Here's the introduction to a document obtained via WCITLeaks. WCIT Leaks is our only source of information on what is submitted to an otherwise secret International Telecommunications Union (ITU) process. As others have noted, here for example, there is a group of countries attempting to get the ITU to take control of the Internet. This would certainly be an advantage for countries wishing to limit their citizen's access to the Internet, but it would be a disaster for the Internet at large. Luckily the US State Department is now on record as strongly opposing any such intervention. Here's the introduction to their submission (with emphasis by yours truly).
This contribution presents proposals to the World Conference on International Telecommunications 2012 (WCIT-12) that have been developed by the United States of America for the revision of the International Telecommunications Regulations (ITRs). The intent of these proposals is to support a revision of the ITRs that advances the worldwide goal of greater competitive and affordable access to telecommunications networks. The ITRs have provided a foundation for growth in the international telecommunications market, contributing to overall economic development around the world. The United States supports efforts to utilize the ITRs as a tool to foster continued development of international telecommunications, without overburdening the telecommunications sector with unnecessary and intrusive regulation.
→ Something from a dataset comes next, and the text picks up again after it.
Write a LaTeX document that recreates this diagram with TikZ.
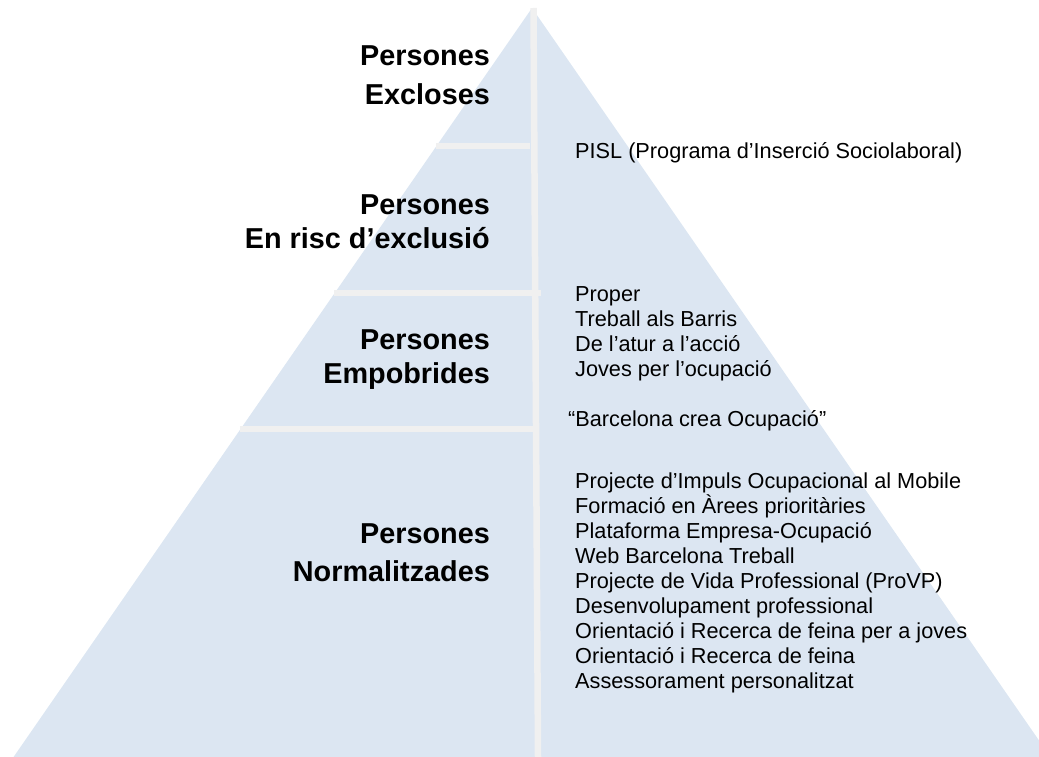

The United States reaffirms its readiness to work with all of the delegations to achieve a successful outcome at WCIT-12.
The United States also notes, however, that the Internet has evolved to operate in a separate and distinct environment that is beyond the scope or mandate of the ITRs or the International Telecommunication Union. Specifically, it emerged from multi-stakeholder organizations such as the Internet Society, the Internet Engineering Task Force (IETF), the World Wide Web Consortium (W3C), the Regional Internet Registries (RIRs), and the Internet Corporation for Assigned Names and Numbers (ICANN). These organizations have played a major role in designing and operating the Internet and have succeeded by their very nature of openness and inclusiveness. The United States believes these existing institutions are most capable of addressing issues with the speed and flexibility required in this rapidly changing Internet environment. As a decentralized network of networks, the Internet has achieved global interconnection without the development of any international regulatory regime. The development of such a formal regulatory regime could risk undermining its growth.
Therefore, the United States will not support proposals that would increase the exercise of control over Internet governance or content. The United States will oppose efforts to broaden the scope of the ITRs to empower any censorship of content or impede the free flow of information and ideas. It believes that the existing multi-stakeholder institutions, incorporating industry and civil society, have functioned effectively and will continue to ensure the continued vibrancy of the Internet and its positive impact on individuals and society. Furthermore, recalling that Member States agreed in Plenipotentiary Resolution 130 (Guadalajara, 2010) that “legal or policy principles related to national defense, national security, content and cybercrime . . . are within [Member States’] sovereign rights,” the United States will oppose any provisions that interfere with those rights. The United States invites other administrations to engage in dialogue consistent with these principles, which are vital to the continuing development of international telecommunications.
Thank you, State Department. This is both a clear statement of the desired outcome and introduces an interesting diplomatic ploy (highlighted in light green) to help accomplish the desired outcome.
Now I only hope you succeed in your resolve.